• [Aim of the exercise]
The data below should be printed in full, exactly, and without any of its images.

-- START OF Given data --

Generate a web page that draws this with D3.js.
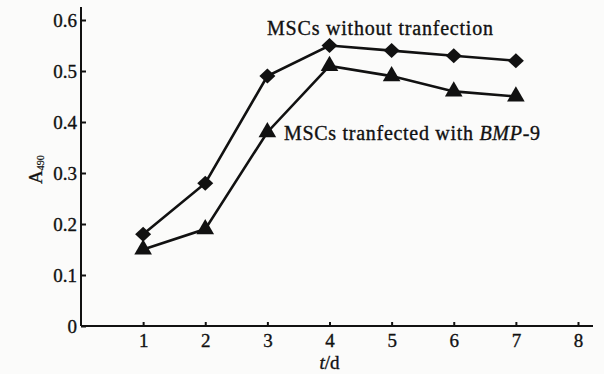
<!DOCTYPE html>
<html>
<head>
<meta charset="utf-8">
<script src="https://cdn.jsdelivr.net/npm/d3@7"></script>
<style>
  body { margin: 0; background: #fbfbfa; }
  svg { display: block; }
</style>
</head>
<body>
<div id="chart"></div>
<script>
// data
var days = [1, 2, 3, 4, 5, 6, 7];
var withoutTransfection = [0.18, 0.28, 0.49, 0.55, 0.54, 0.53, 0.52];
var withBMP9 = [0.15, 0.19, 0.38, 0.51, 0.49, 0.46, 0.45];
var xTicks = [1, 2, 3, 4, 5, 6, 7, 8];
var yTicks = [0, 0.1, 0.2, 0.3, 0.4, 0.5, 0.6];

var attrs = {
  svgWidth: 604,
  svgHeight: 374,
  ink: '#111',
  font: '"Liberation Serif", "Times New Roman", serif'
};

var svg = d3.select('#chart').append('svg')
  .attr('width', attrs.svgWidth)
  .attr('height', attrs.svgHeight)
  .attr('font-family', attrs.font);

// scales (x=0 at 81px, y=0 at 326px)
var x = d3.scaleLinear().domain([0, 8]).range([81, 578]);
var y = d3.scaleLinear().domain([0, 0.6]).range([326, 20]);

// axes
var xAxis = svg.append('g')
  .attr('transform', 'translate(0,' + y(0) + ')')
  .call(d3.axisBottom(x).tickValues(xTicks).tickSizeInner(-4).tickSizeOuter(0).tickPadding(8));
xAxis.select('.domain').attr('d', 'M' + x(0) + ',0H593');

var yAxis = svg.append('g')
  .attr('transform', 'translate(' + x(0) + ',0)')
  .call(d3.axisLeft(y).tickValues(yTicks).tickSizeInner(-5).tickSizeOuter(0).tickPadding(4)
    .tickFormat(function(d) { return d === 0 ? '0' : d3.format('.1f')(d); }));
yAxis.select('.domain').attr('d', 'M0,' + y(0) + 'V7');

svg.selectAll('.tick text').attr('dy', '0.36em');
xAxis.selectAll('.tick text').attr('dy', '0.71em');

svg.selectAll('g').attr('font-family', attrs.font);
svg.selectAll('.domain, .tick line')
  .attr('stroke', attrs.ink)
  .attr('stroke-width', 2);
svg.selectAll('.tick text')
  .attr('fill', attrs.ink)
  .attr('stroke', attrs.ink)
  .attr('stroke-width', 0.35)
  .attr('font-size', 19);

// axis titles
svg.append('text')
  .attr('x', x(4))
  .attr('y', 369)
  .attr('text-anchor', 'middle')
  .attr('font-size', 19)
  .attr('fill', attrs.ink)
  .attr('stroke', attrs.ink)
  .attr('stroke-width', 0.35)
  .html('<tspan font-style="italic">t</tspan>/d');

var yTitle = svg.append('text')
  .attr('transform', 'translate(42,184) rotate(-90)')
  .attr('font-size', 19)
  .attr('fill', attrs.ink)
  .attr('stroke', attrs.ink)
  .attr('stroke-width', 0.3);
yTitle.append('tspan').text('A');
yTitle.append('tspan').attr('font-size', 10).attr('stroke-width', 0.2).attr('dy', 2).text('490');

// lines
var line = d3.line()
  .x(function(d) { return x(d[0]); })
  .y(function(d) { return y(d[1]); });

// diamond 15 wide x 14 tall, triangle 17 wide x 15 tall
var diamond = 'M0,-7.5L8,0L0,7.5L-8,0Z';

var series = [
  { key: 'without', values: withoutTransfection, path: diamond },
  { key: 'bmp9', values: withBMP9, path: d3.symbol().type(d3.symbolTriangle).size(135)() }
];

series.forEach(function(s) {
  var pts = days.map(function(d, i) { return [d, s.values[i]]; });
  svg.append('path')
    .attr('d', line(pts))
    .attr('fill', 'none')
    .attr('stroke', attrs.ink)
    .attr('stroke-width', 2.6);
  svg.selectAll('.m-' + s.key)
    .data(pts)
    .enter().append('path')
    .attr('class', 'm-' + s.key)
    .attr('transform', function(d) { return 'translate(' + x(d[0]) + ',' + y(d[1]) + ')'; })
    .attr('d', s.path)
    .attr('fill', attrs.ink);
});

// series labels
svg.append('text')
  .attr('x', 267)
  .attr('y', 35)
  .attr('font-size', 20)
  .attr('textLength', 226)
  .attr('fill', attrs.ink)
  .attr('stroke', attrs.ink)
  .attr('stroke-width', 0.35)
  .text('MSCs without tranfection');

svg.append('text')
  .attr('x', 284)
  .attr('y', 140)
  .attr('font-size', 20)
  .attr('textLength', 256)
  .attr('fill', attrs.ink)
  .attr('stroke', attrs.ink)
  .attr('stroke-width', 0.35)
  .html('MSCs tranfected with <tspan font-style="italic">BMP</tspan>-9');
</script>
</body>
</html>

-- END OF Given data --

• [Answer for the task]
Generate a web page that draws this with D3.js.
<!DOCTYPE html>
<html>
<head>
<meta charset="utf-8">
<script src="https://cdn.jsdelivr.net/npm/d3@7"></script>
<style>
  body { margin: 0; background: #fbfbfa; }
  svg { display: block; }
</style>
</head>
<body>
<div id="chart"></div>
<script>
// data
var days = [1, 2, 3, 4, 5, 6, 7];
var withoutTransfection = [0.18, 0.28, 0.49, 0.55, 0.54, 0.53, 0.52];
var withBMP9 = [0.15, 0.19, 0.38, 0.51, 0.49, 0.46, 0.45];
var xTicks = [1, 2, 3, 4, 5, 6, 7, 8];
var yTicks = [0, 0.1, 0.2, 0.3, 0.4, 0.5, 0.6];

var attrs = {
  svgWidth: 604,
  svgHeight: 374,
  ink: '#111',
  font: '"Liberation Serif", "Times New Roman", serif'
};

var svg = d3.select('#chart').append('svg')
  .attr('width', attrs.svgWidth)
  .attr('height', attrs.svgHeight)
  .attr('font-family', attrs.font);

// scales (x=0 at 81px, y=0 at 326px)
var x = d3.scaleLinear().domain([0, 8]).range([81, 578]);
var y = d3.scaleLinear().domain([0, 0.6]).range([326, 20]);

// axes
var xAxis = svg.append('g')
  .attr('transform', 'translate(0,' + y(0) + ')')
  .call(d3.axisBottom(x).tickValues(xTicks).tickSizeInner(-4).tickSizeOuter(0).tickPadding(8));
xAxis.select('.domain').attr('d', 'M' + x(0) + ',0H593');

var yAxis = svg.append('g')
  .attr('transform', 'translate(' + x(0) + ',0)')
  .call(d3.axisLeft(y).tickValues(yTicks).tickSizeInner(-5).tickSizeOuter(0).tickPadding(4)
    .tickFormat(function(d) { return d === 0 ? '0' : d3.format('.1f')(d); }));
yAxis.select('.domain').attr('d', 'M0,' + y(0) + 'V7');

svg.selectAll('.tick text').attr('dy', '0.36em');
xAxis.selectAll('.tick text').attr('dy', '0.71em');

svg.selectAll('g').attr('font-family', attrs.font);
svg.selectAll('.domain, .tick line')
  .attr('stroke', attrs.ink)
  .attr('stroke-width', 2);
svg.selectAll('.tick text')
  .attr('fill', attrs.ink)
  .attr('stroke', attrs.ink)
  .attr('stroke-width', 0.35)
  .attr('font-size', 19);

// axis titles
svg.append('text')
  .attr('x', x(4))
  .attr('y', 369)
  .attr('text-anchor', 'middle')
  .attr('font-size', 19)
  .attr('fill', attrs.ink)
  .attr('stroke', attrs.ink)
  .attr('stroke-width', 0.35)
  .html('<tspan font-style="italic">t</tspan>/d');

var yTitle = svg.append('text')
  .attr('transform', 'translate(42,184) rotate(-90)')
  .attr('font-size', 19)
  .attr('fill', attrs.ink)
  .attr('stroke', attrs.ink)
  .attr('stroke-width', 0.3);
yTitle.append('tspan').text('A');
yTitle.append('tspan').attr('font-size', 10).attr('stroke-width', 0.2).attr('dy', 2).text('490');

// lines
var line = d3.line()
  .x(function(d) { return x(d[0]); })
  .y(function(d) { return y(d[1]); });

// diamond 15 wide x 14 tall, triangle 17 wide x 15 tall
var diamond = 'M0,-7.5L8,0L0,7.5L-8,0Z';

var series = [
  { key: 'without', values: withoutTransfection, path: diamond },
  { key: 'bmp9', values: withBMP9, path: d3.symbol().type(d3.symbolTriangle).size(135)() }
];

series.forEach(function(s) {
  var pts = days.map(function(d, i) { return [d, s.values[i]]; });
  svg.append('path')
    .attr('d', line(pts))
    .attr('fill', 'none')
    .attr('stroke', attrs.ink)
    .attr('stroke-width', 2.6);
  svg.selectAll('.m-' + s.key)
    .data(pts)
    .enter().append('path')
    .attr('class', 'm-' + s.key)
    .attr('transform', function(d) { return 'translate(' + x(d[0]) + ',' + y(d[1]) + ')'; })
    .attr('d', s.path)
    .attr('fill', attrs.ink);
});

// series labels
svg.append('text')
  .attr('x', 267)
  .attr('y', 35)
  .attr('font-size', 20)
  .attr('textLength', 226)
  .attr('fill', attrs.ink)
  .attr('stroke', attrs.ink)
  .attr('stroke-width', 0.35)
  .text('MSCs without tranfection');

svg.append('text')
  .attr('x', 284)
  .attr('y', 140)
  .attr('font-size', 20)
  .attr('textLength', 256)
  .attr('fill', attrs.ink)
  .attr('stroke', attrs.ink)
  .attr('stroke-width', 0.35)
  .html('MSCs tranfected with <tspan font-style="italic">BMP</tspan>-9');
</script>
</body>
</html>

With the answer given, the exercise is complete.